Right. So by talking about Tonky McElroy, that’s a really formative time for you.

He was the retriever. A lot of the things that I had done really came out of what I had retrieved as a child. Little Tonky was the one that was getting all the ideas, just putting them in. [Holley cups his hands around his eyes to mimic taking in a multitude of sights.] He was just seeing everything, just not knowing that there was going to come a time when all of this information was going to be pulled out of me like I was the vessel.

In the Bible, your cup runneth over. My cup always is running over. That’s the reason why I do songs only one time. Because it’s the brain set that I have that kind of hinders me from redoing the songs over and over again, but it doesn’t hinder me from going back into the well of thought, gathering the information that’s necessary to bring forth a new piece.

That makes sense. I wanted to ask, because maybe those are fleeting moments for you. I don’t know if you go back and listen to your songs again or it’s kind of one-and-done for you? I had read that, before doing these albums, that you also had made your own music on your own, and I don’t know if that’s correct.

It was more like one-and-done for a long, long time because I was using my karaoke machine that held a little cassette tape. I put my cassettes in, and I’d go out with my keyboard, and just go to playing. And I’ll play, and I’ll sing for hours and hours and hours. I take it out, put another one in, keep on, just keep straight on. A lot of times, I didn’t go back over a lot of them again.

So my thing with the noises, I remember singing a song, “Make a Joyful Noise Unto the Lord.” All the noises that I had heard, this is the reason why I tried to do my very, very best making music without being the type of musician that had been trained or instrumentally taught. I did my best with whatever I had. I tried to make it sound as good as I possibly could.

I wanted to ask about the title of the song “Seeds.” A seed to me is something that growth comes from or life comes from. I know that was a very difficult time in your life that you’re singing about there, but have you reconciled yourself to any of that or how that shaped you?

You got to see me as a seed, a different seed, but planted, right? Between my mother, my father, my grandparents, and all of those people that I actually came from, my lineage came from. I was separated from them, taken away from them, having to be raised by myself. So if you were talking about a seed that you put in the ground and you plant it, you don’t know what it’s going to bear. You don’t know, when it gets large enough, what you are going to reap when you get the harvest from that seed. Some of us, we are so rare. In our birth, we are rare, but we don’t even know it. It’s just like we have to kind of figure out who we are, where we fit.

That’s a really good point. I want to ask about the song “The Same Stars.” And it’s a very interesting one. I mean, first, Joe Minter is on there, your old neighbor from Birmingham. [Minter is also a self-taught artist who is best known for his African Village in America on the outskirts of Birmingham.] Is that the first time he’s recorded with you? I was wondering if you could maybe talk about your relationship with him a little bit.

Joe has been like a father to me. He’s an artist. What he does with found objects and objects that he’d go out [and get], him and his wife, when she was living. They would go out together in antique and flea markets and wherever else that they found these materials to use.
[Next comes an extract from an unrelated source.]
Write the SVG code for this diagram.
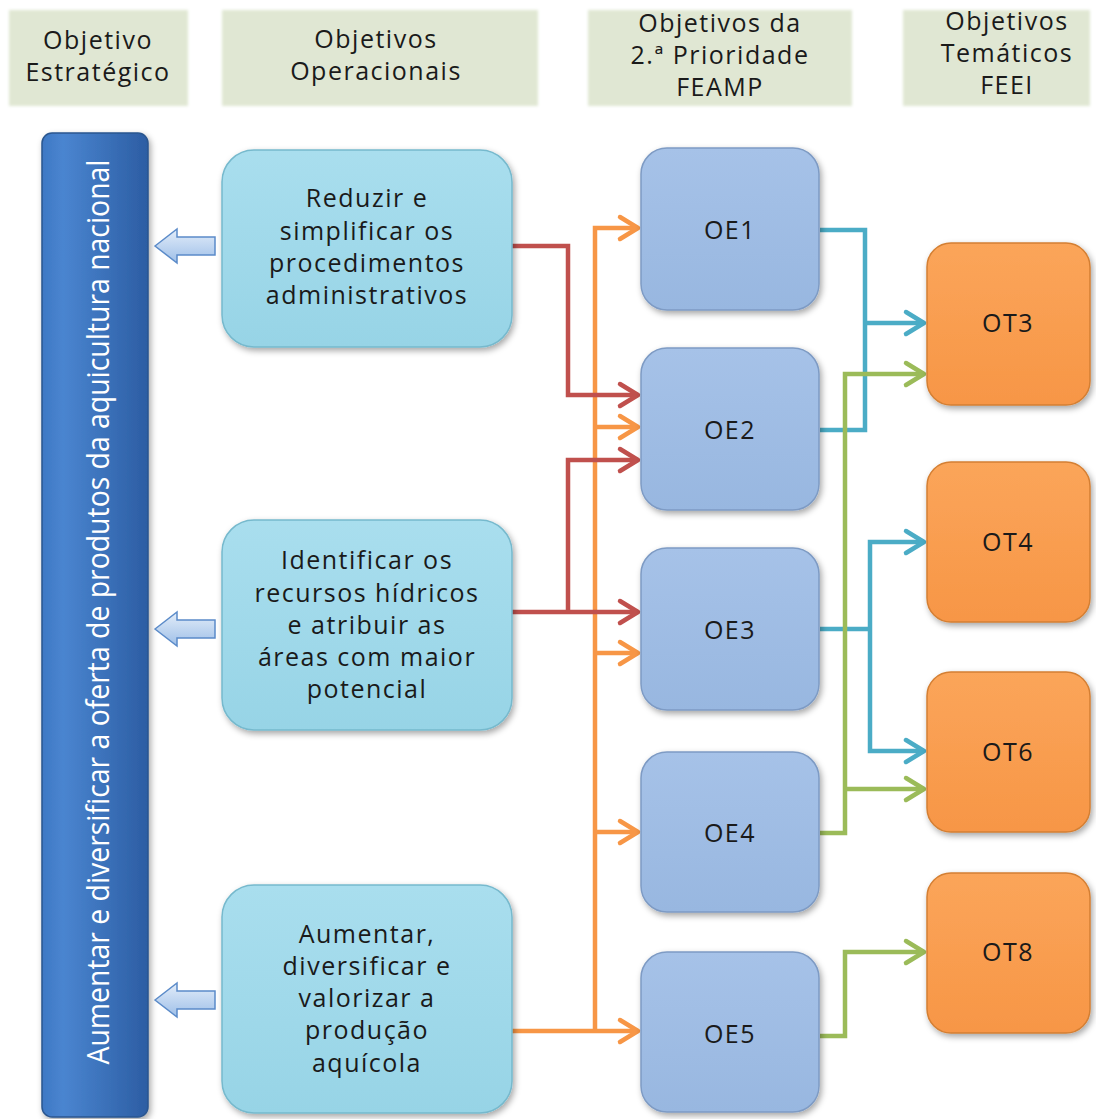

And Joe has used some of the most [sturdy] material when it came down to household appliances. If you look at his works, not only was he creating an African village honoring the ancestors that were stolen and brought here to America and worked the plantations. We did everything from the outdoor toilet to the plumbing of the indoor toilets for the master. We did mostly all of the gardens from the small gardens to the larger plantations of fields after fields of all different types of vegetables and fruits and things like that.

When I met Joe and saw what his contributions will finally be like, it’s going to be so important to the knowledge of African Americans—Blacks, coloreds, and the Negroes. Because we’ve had a long lifetime in the Americas. So [during] that time, we actually created, invented, come up with all types of ideas that we might not have been able to write down. But the masters, they knew how to read and write, and they took the ideas. And they put them into a constructive manner that we’re using today. And I think this is what Joe’s work is showing. He’s showing that our offerings to our ancestors, just say the quilt that’s behind me—it’s such a beautiful quilt. But you can see how much time it took to even put each one of these little bitty pieces of quilt together to make the whole entire thing. But we use what others discarded pretty well all the time. That’s the only thing that we had to use or felt safe enough to use.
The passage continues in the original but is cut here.